Get your hands on some of the most beautifully photographed egg recipes in one of the best-designed cookbooks we’ve seen in a while. Egg, by blogger and author Blanche Vaughan, may be a one-subject tome, but it’s by no means a one-trick pony. From sweet to savory, breakfast to dinner and every eating occasion in between, this is the collection you’ll need to honor those prime free-range eggs you love so much.
These are not as time-consuming to make as you might imagine and are infinitely more enjoyable for being homemade. Scotch eggs are the perfect picnic snack or packed lunch.
Quail’s eggs could also be used if you wanted to create bite-size canapés; just remember to reduce the quantities of casing (by about a third) and the cooking time for the eggs. These are best eaten warm but can be kept in the fridge for up to 3 days.
Also try: For vegetarian Scotch eggs, use leftover cooked risotto for the casing instead of the pork or sausage meat, then coat in bread crumbs as before.
- 4 eggs
- At least 6 1/3 cups sunflower oil, for frying
For the pork casing
- 14 ounces minced pork or sausage meat
- 1-2 stalks lemongrass, tough outer layers removed, finely chopped
- 4 lime leaves, finely chopped
- 1 small clove garlic, crushed to a paste with a pinch of salt
- 1 hot red chili, seeded and finely chopped
- 2 tablespoons soy sauce
- Small bunch of cilantro, finely chopped
- 1 teaspoon brown sugar or palm sugar
- sea salt and freshly ground black pepper
For the crumbled casing
- 1/3 cup all-purpose flour, seasoned with salt and pepper
- 1 egg, beaten
- Splash of milk
- 1/2 cup panko bread crumbs
For the eggs
Put the eggs in a pan and cover with cold water. Bring to a boil, then turn down the heat and cook for 5 minutes. Refresh under cold water until cool enough to handle, then peel while still warm. Set aside.
Put all the ingredients for the pork casing into a large bowl and mix well with your hands. If you want to test or alter the seasonings at this stage, you can fry a teaspoonful of the mixture in a hot pan and then taste and adjust accordingly.
Remember that the flavor will not be as strong when the mixture is cold.
For the egg coverings
Take three shallow bowls and put the seasoned flour into one, the beaten egg mixed with milk in another, and the bread crumbs in a third. Next to the bowl of flour, put your cooked eggs.

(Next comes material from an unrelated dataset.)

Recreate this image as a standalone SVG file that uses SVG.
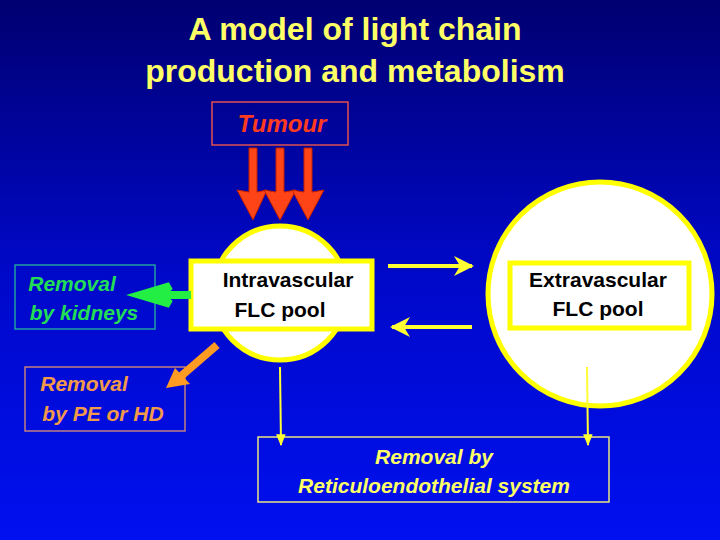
<svg xmlns="http://www.w3.org/2000/svg" width="720" height="540" viewBox="0 0 720 540">
<defs>
<linearGradient id="bg" x1="0" y1="0" x2="0" y2="1">
<stop offset="0" stop-color="#000070"/>
<stop offset="0.5" stop-color="#0008c8"/>
<stop offset="1" stop-color="#0010f0"/>
</linearGradient>
<marker id="ya" viewBox="0 0 10 10" refX="9" refY="5" markerWidth="5" markerHeight="5" orient="auto"><path d="M0,0 L10,5 L0,10 L3,5 Z" fill="#ffff33"/></marker>
<marker id="ys" viewBox="0 0 10 10" refX="9" refY="5" markerWidth="6" markerHeight="6" orient="auto"><path d="M0,1 L10,5 L0,9 Z" fill="#ffff33"/></marker>
</defs>
<style>
text{font-family:"Liberation Sans",Arial,sans-serif;font-weight:bold;text-anchor:middle}
.it{font-style:italic}
.pool{fill:#fff;stroke:#ffff00;stroke-width:5}
</style>
<rect width="720" height="540" fill="url(#bg)"/>
<g id="title"><text x="355" y="40" font-size="32" fill="#ffff66" font-weight="normal" style="font-weight:bold">A model of light chain</text><text x="355" y="82" font-size="32" fill="#ffff66">production and metabolism</text></g>
<g id="tumour"><rect x="212" y="102" width="136" height="43" fill="none" stroke="#e05050" stroke-width="1.5"/><text x="282" y="132" font-size="24" class="it" fill="#ff3b1f">Tumour</text></g>
<g id="intravascular"><circle cx="280" cy="293" r="67" class="pool"/><rect x="191" y="261" width="181" height="68" class="pool"/><text x="288" y="287" font-size="21" fill="#000">Intravascular</text><text x="280" y="317" font-size="21" fill="#000">FLC pool</text></g>
<g id="extravascular"><circle cx="600" cy="294" r="112" class="pool"/><rect x="510" y="263" width="179" height="65" class="pool"/><text x="598" y="287" font-size="21" fill="#000">Extravascular</text><text x="598" y="316" font-size="21" fill="#000">FLC pool</text></g>
<g id="kidneys"><rect x="15" y="265" width="140" height="64" fill="none" stroke="#20a0a0" stroke-width="1.5"/><text x="72" y="291" font-size="21" class="it" fill="#22dd55">Removal</text><text x="84" y="320" font-size="21" class="it" fill="#22dd55">by kidneys</text></g>
<g id="pehd"><rect x="25" y="367" width="160" height="64" fill="none" stroke="#c08080" stroke-width="1.5"/><text x="84" y="391" font-size="21" class="it" fill="#f39a4a">Removal</text><text x="103" y="421" font-size="21" class="it" fill="#f39a4a">by PE or HD</text></g>
<g id="res"><rect x="258" y="437" width="351" height="65" fill="none" stroke="#e8e880" stroke-width="1.5"/><text x="434" y="464" font-size="21" class="it" fill="#ffff66">Removal by</text><text x="434" y="493" font-size="21" class="it" fill="#ffff66">Reticuloendothelial  system</text></g>
<g id="connectors">
<g fill="#ff4418" stroke="#c02000" stroke-width="1">
<path d="M249,148 L257,148 L257,192 L267,190 L253,220 L237,190 L249,192 Z"/>
<path d="M276,148 L284,148 L284,192 L296,190 L280,220 L264,190 L276,192 Z"/>
<path d="M304,148 L312,148 L312,192 L324,190 L308,220 L292,190 L304,192 Z"/>
</g>
<path d="M191,295 L160,295 L170,286 L140,295 L170,304 L160,295" fill="#22ee44" stroke="#22ee44" stroke-width="8" stroke-linejoin="miter"/>
<path d="M217,345 L180,377" stroke="#ff9a22" stroke-width="8"/>
<path d="M166,388 L175,368 L190,384 Z" fill="#ff9a22"/>
<line x1="388" y1="266" x2="472" y2="266" stroke="#ffff33" stroke-width="4" marker-end="url(#ya)"/>
<line x1="472" y1="327" x2="392" y2="327" stroke="#ffff33" stroke-width="4" marker-end="url(#ya)"/>
<line x1="280" y1="367" x2="281" y2="445" stroke="#ffff33" stroke-width="2" marker-end="url(#ys)"/>
<line x1="587" y1="367" x2="588" y2="445" stroke="#ffff33" stroke-width="2" marker-end="url(#ys)"/>
</g>
</svg>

Lay a sheet of baking parchment or plastic wrap on top of a clean work surface and put the pork mixture onto it. Lay another sheet over the top and gently press to make a thin, flat disk. Peel off the top layer of paper.
Dip each cooked egg in flour and dust off any excess. Lay the eggs on the meat in an evenly spaced line and lift the bottom layer of paper to wrap the mixture over the top of the eggs, then peel the paper back to reveal the covered eggs.
Cut the meat into four (being careful not to slice through your egg). Dust your hands with flour and press the meat-covered egg between your palms and form a round shape.
Lightly dust a covered egg with seasoned flour, then dip it into the beaten egg and finally coat in bread crumbs.
For the frying
Choose a pan that is deep enough for the eggs to be covered in the oil — I sometimes use a smaller pan and cook them one at a time, which requires less oil. Alternatively, choose a larger pan and double the amount of oil — you may need up to 6¹⁄₃ cups. (Any excess oil can be reused.) Heat the oil until it reaches 340°F. If you don’t have a thermometer, you can test the temperature by dropping in a scrap of bread; it should sizzle and turn golden immediately.
Using tongs or a slotted spoon, lower the eggs into the oil.
Fry for about 7 minutes so they are golden on the outside and the sausage meat is cooked through.
Remove to a plate, then cover with paper towels and allow to cool slightly before eating.